All ST and EPT contracts are on-chain. The core contract that handles:
  • series creation
  • splitting vToken into ST + EPT
  • recombining ST + EPT
  • order settlement
  • redemption
also lives on-chain. ArcX does run an off-chain orderbook service to find the best matchable orders. That off-chain component exists because smart contracts cannot do unbounded search over all open orders. But once the service proposes a match set, the orders are checked on-chain against the user’s constraints. That means the on-chain contracts verify that execution remains within:
  • the APR bounds the user set
  • the slippage bounds the user set
So ArcX cannot simply route user orders to arbitrary prices or drain funds through the matching service. The off-chain component helps find candidate matches, but settlement and constraints are enforced on-chain.

Points Oracle and Custody

Points are the main place where ArcX still depends on an off-chain trust boundary. Today, ArcX custodies points either:
  • in an ArcX-controlled exchange account, or
  • together with the market maker on the relevant exchange
ArcX then acts as the oracle to the on-chain contracts by reporting how many points were received, so that PointsTokens can be minted and distributed to vToken and EPT holders.
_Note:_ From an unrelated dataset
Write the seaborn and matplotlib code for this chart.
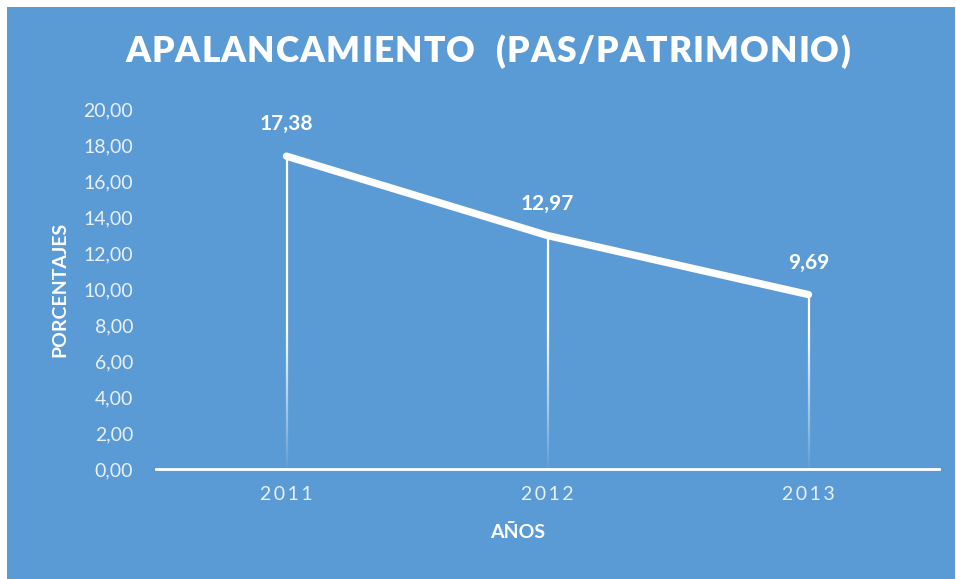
import numpy as np
import pandas as pd
import matplotlib
matplotlib.use("Agg")
import matplotlib.pyplot as plt
import seaborn as sns
from matplotlib.collections import LineCollection
from matplotlib.patches import Rectangle

# ---- data ----
years = ["2011", "2012", "2013"]
values = [17.38, 12.97, 9.69]
yticks = [0, 2, 4, 6, 8, 10, 12, 14, 16, 18, 20]
title = "APALANCAMIENTO  (PAS/PATRIMONIO)"
xlabel = "AÑOS"
ylabel = "PORCENTAJES"

sns.set_theme(style="white")
plt.rcParams["font.family"] = ["Lato", "DejaVu Sans"]

BG = "#5B9BD5"
TICK = "#E9F0F8"
W, H = 956, 579
fig = plt.figure(figsize=(W / 100, H / 100), dpi=100, facecolor="white")
fig.patches.append(Rectangle((7 / W, 0), (955 - 7) / W, (H - 7) / H,
                             transform=fig.transFigure, facecolor=BG,
                             edgecolor="none", zorder=-10))

ax = fig.add_axes([156 / W, 110 / H, (939 - 156) / W, 360 / H])
ax.set_facecolor("none")
ax.set_zorder(1)

df = pd.DataFrame({"pos": np.arange(len(years)), "val": values, "year": years})

# drop lines with gradient fading toward the axis
segs, cols = [], []
for p, v in zip(df["pos"], df["val"]):
    ys = np.linspace(0, v, 80)
    for a, b in zip(ys[:-1], ys[1:]):
        segs.append([(p, a), (p, b)])
        m = (a + b) / 2
        alpha = float(np.clip(0.03 + m / 8.0, 0, 1))
        cols.append((1, 1, 1, alpha))
ax.add_collection(LineCollection(segs, colors=cols, linewidths=1.6, zorder=2))

sns.lineplot(data=df, x="pos", y="val", color="white", linewidth=5.3,
             ax=ax, zorder=3, solid_capstyle="round", solid_joinstyle="round")

for p, v in zip(df["pos"], df["val"]):
    ax.annotate(f"{v:.2f}".replace(".", ","), (p, v), xytext=(0, 23),
                textcoords="offset points", ha="center", va="center",
                color="white", fontsize=15, fontweight="bold")

ax.set_xlim(-0.5, len(years) - 0.5)
ax.set_ylim(0, 20)
ax.set_yticks(yticks)
ax.set_yticklabels([f"{t:.2f}".replace(".", ",") for t in yticks],
                   color=TICK, fontsize=14)
ax.set_xticks(df["pos"])
ax.set_xticklabels(["\u2009".join(y) for y in years], color=TICK, fontsize=14)
ax.tick_params(axis="y", length=0, pad=16.5)
ax.tick_params(axis="x", length=0, pad=12)
for s in ["top", "right", "left"]:
    ax.spines[s].set_visible(False)
ax.spines["bottom"].set_color("white")
ax.spines["bottom"].set_linewidth(2)
ax.spines["bottom"].set_zorder(4)

ax.set_xlabel(xlabel, color="white", fontsize=14, fontweight="bold")
ax.set_ylabel(ylabel, color="white", fontsize=14, fontweight="bold")
ax.xaxis.set_label_coords((518 - 156) / 783, (469 - 524) / 360)
ax.yaxis.set_label_coords((68 - 156) / 783, 0.5)

# title with letter spacing
renderer = fig.canvas.get_renderer()
tkw = dict(color="white", fontsize=25.5, fontweight="heavy")
widths = []
for ch in title:
    t = fig.text(0, 0, ch if ch != " " else "n", **tkw)
    bb = t.get_window_extent(renderer)
    widths.append(bb.width * (0.45 if ch == " " else 1.0))
    t.remove()
total = 725
spacing = (total - sum(widths)) / (len(title) - 1)
x = 125
for ch, w in zip(title, widths):
    if ch != " ":
        fig.text(x / W, 1 - 52 / H, ch, ha="left", va="center", **tkw)
    x += w + spacing

fig.savefig("out.png", dpi=100, facecolor="white")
This means users are trusting ArcX to report the correct number of points earned off-chain. Over time, ArcX plans to reduce this trust requirement by:
  • using independent third-party auditors to verify reported point balances, or
  • integrating more closely with exchanges so points can be attributed to ArcX users more directly

What Users Should Actually Check

Before allocating capital, users should evaluate:
  • the market maker behind the vToken
  • the Wildcat borrowing setup and borrower risk
  • the terms of the specific series they are trading
  • the current points-oracle trust assumptions
The smart-contract layer makes custody and settlement transparent. It does not remove the need to evaluate counterparty risk, operational risk, and oracle trust.